No compression. No account creation for uploaders. No Google login. Works on every phone, every browser, any operating system.

Here is what that looks like in practice. After a 10-day road trip with five friends, the organizer creates a Yogile album named “Southwest Road Trip May 2026.” Takes about 90 seconds. They paste the share link into the group chat. Each person opens the link on their phone and uploads directly from their camera roll. In the following day or two, 340 photos land in the album from six different phones: a mix of iPhones, a Pixel, and one Sony mirrorless camera. Chronological order, original quality, downloadable as a batch with one click.

The person in the group who never backs anything up just contributed 80 shots without creating a single account. That is the point.

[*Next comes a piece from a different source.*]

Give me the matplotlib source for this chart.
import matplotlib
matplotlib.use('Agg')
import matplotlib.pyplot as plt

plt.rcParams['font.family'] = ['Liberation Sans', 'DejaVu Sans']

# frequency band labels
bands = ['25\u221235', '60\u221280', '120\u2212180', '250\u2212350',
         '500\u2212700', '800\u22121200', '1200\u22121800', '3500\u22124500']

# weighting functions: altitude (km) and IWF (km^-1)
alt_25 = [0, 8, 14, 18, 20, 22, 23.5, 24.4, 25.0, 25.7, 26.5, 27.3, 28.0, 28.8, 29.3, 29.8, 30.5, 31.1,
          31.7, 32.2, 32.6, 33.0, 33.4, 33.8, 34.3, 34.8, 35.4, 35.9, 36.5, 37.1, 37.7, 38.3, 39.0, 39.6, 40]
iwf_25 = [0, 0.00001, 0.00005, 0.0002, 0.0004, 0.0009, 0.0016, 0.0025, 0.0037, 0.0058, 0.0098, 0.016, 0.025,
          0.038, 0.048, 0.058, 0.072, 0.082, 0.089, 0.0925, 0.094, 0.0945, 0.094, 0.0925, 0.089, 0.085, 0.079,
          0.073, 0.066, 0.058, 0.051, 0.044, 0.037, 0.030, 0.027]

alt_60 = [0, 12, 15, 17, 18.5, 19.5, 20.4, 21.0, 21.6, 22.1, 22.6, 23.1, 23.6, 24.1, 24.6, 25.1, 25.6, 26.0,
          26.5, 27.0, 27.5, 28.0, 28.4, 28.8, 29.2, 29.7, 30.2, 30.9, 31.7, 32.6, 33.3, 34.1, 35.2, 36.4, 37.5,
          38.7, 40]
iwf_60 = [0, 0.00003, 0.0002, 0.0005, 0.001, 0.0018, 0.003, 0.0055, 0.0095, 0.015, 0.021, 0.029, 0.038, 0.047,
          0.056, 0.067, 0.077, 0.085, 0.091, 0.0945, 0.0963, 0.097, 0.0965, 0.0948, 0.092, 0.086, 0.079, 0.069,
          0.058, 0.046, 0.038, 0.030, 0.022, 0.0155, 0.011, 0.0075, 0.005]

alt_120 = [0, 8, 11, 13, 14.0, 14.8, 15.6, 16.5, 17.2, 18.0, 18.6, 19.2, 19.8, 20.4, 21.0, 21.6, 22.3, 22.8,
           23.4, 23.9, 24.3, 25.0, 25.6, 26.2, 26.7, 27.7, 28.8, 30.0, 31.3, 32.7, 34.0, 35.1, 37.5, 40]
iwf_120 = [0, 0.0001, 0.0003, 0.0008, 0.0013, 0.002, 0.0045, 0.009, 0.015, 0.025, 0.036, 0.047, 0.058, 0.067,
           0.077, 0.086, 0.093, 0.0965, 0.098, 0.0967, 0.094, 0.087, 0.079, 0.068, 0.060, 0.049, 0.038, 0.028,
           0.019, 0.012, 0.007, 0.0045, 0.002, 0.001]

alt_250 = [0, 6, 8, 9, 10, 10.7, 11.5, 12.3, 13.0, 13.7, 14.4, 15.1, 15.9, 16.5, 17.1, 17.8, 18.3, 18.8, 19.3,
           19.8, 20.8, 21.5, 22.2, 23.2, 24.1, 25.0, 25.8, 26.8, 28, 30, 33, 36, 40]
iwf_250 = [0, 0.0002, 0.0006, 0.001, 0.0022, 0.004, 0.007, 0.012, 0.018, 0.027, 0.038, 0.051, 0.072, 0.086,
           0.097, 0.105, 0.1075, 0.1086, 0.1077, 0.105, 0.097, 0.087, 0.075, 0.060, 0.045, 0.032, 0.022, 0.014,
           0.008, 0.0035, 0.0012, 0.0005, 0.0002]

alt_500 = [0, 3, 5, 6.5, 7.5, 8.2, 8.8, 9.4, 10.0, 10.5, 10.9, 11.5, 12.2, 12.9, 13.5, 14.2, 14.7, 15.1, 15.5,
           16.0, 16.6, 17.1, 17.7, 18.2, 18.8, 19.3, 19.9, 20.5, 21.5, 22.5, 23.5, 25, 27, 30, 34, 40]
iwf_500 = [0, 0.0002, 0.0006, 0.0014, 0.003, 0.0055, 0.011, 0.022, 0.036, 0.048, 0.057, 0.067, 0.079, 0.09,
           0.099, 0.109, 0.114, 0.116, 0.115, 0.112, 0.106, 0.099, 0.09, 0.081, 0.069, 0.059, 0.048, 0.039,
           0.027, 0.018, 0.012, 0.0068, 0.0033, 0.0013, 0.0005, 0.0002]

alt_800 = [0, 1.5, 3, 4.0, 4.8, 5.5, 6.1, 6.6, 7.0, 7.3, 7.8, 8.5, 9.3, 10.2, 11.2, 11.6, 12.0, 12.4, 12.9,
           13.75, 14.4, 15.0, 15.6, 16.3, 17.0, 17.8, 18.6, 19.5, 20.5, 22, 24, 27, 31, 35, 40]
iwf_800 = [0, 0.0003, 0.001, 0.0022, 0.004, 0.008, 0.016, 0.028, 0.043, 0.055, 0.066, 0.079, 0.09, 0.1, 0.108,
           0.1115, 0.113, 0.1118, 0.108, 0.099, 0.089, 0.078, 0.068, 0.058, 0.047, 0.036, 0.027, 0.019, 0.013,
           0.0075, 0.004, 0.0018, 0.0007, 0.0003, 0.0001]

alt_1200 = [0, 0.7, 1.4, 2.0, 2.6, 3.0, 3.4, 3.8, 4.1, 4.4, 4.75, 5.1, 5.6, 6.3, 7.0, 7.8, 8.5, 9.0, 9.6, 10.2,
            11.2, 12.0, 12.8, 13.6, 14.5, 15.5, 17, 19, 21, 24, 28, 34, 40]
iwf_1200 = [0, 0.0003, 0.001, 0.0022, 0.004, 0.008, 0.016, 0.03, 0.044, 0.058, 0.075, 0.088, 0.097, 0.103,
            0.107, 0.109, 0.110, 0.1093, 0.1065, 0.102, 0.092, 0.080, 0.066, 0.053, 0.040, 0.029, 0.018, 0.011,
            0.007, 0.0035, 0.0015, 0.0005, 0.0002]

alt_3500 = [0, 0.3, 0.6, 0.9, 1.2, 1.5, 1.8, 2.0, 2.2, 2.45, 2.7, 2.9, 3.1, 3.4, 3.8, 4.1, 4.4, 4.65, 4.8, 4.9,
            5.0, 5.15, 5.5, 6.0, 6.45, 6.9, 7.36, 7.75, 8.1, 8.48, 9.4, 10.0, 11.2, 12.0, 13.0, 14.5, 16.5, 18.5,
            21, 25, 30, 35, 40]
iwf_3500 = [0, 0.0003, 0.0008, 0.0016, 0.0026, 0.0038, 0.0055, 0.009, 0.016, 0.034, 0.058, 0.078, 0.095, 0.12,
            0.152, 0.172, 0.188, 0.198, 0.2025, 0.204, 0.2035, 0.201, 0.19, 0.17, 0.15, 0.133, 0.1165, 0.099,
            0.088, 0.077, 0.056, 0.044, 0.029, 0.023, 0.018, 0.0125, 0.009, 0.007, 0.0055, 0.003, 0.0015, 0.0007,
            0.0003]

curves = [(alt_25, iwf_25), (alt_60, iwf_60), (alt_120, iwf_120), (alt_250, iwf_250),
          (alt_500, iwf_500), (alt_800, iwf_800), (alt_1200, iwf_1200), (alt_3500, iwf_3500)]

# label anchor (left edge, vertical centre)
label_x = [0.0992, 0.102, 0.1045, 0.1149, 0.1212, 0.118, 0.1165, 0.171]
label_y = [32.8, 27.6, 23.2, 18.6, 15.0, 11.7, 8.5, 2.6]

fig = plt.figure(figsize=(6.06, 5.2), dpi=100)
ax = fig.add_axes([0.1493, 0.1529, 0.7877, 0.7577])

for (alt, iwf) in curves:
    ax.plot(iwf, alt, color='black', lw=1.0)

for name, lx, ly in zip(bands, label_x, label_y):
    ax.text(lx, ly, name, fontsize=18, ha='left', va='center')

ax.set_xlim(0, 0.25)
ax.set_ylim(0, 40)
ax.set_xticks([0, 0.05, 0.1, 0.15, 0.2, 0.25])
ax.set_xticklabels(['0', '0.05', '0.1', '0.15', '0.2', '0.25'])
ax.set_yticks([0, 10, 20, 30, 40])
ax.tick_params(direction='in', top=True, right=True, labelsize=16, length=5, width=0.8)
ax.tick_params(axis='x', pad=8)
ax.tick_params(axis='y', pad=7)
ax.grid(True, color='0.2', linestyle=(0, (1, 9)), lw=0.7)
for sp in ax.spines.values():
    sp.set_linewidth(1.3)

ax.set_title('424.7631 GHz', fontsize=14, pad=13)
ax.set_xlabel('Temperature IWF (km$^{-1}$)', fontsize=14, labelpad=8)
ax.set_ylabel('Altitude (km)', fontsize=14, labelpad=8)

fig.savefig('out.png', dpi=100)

Walking Through the Actual Upload Process

Creating the album: Go to yogile.com, create a free account, click “Create Album,” and name it. Done in two minutes.

Getting the share link: Every Yogile album has a single shareable link. Click “Share,” copy the URL. Paste it into the group chat. Anyone who clicks it can view the album and upload to it.

Uploading on mobile (iPhone): Open the link in Safari. A simple upload button appears on the album page. Tap it, select photos from your camera roll, confirm. No app download required. The upload experience is a webpage. Guests cannot accidentally access anything else in your account. They just see the album.

Uploading on mobile (Android): The same thing works in Chrome. Tap the upload button, choose photos from your gallery, and they appear in the album.

What everyone sees after: A clean photo gallery sorted by when photos were taken, not by upload time, which matters when six people uploaded at different hours of the day. You can view individual shots, run a slideshow, or download everything at once.


Start a shared trip album. Yogile is free to try. Create your album, share the link with your group, and have everyone’s photos in one place before the week is out.


Free Plan vs Paid Plan for Trip Albums

Yogile has two tiers, and understanding the difference matters for this use case.

The free plan creates albums that expire after 7 days. For most post-trip sharing scenarios this is sufficient: send the link, people upload within the week, everyone downloads what they want. If you want the album to serve as a permanent record of the trip, the paid plan is what you need.

The paid plan is $44.95/year, includes unlimited storage, and albums never expire. For someone who takes multiple group trips per year, or who wants one account that holds all their shared albums permanently, trips, reunions, birthdays, and family events, $44.95/year makes sense.

You do not need to decide upfront. Create the free album, get everyone’s photos in, then upgrade if you want it to stay permanently.

Set It Up Before the Trip Ends

Most people intend to sort out the trip photos later and then do not.

The best window for getting everyone’s contributions is the 48 hours after a trip ends, when people are still excited, the photos are at the top of their camera roll, and there is still social momentum to share. After a week, photos get buried under new camera roll additions. After a month, it feels like too much effort. After six months, the trip exists only as a memory and the photos are scattered across phones that may have been upgraded or cracked since then.

The cleanest approach: create the album on the last morning of the trip. Share the link in the group chat with a message like “drop your best shots here by Sunday.” People upload on the drive home or from the airport. By the time everyone is back to real life, the album is already full.

For the same workflow applied to multigenerational family gatherings where some people are less comfortable with technology, how to collect photos from a family reunion when everyone uses a different phone covers the extra logistics for mixed-device and mixed-comfort-level groups.

The Difference Between Sharing Highlights and Combining Everyone’s Photos

There is a real distinction between “sharing your best photos” and “combining everyone’s photos.”

Most post-trip photo sharing is the first thing. Someone picks their 30 favorite shots, drops them in the chat. Everyone reacts. The trip is documented from one person’s highlight reel.

Combining everyone’s photos is harder to execute but more valuable as a record. It means the trip is documented from multiple angles, in the moments when one person had their phone out and another did not. The photo of your expression right as you saw the canyon for the first time. The candid from dinner that nobody staged. The shots from the back of the van that you were too asleep to take yourself.

A shared album built for contribution is the only setup that makes this happen reliably. Without it, those photos stay on whoever’s phone they were taken on, permanently.

If your photos tend to stay trapped on your phone even after you mean to back them up somewhere, how to back up your phone photos without iCloud or Google covers setting up automatic private backup from iOS and Android so photos stop living exclusively on a device that could be lost, broken, or replaced.

What Happens to the Photos After

The group text has no “after.” Photos shared there have no destination once the conversation moves on.

An album has a URL. You can bookmark it. You can share it again a year later, find the photo you are thinking of in under 30 seconds, and send it to whoever is asking. The day someone in the group breaks their phone, their photos are not gone. They are in the album.

For people who want photos from all their trips in one organized place, including friends and family photos that do not belong on social media, how to share photos with family without putting them on Facebook or making anyone download an app covers the broader version of this problem: building a private photo library that people you care about can actually access.

The group chat is for the moment. The album is for the memory.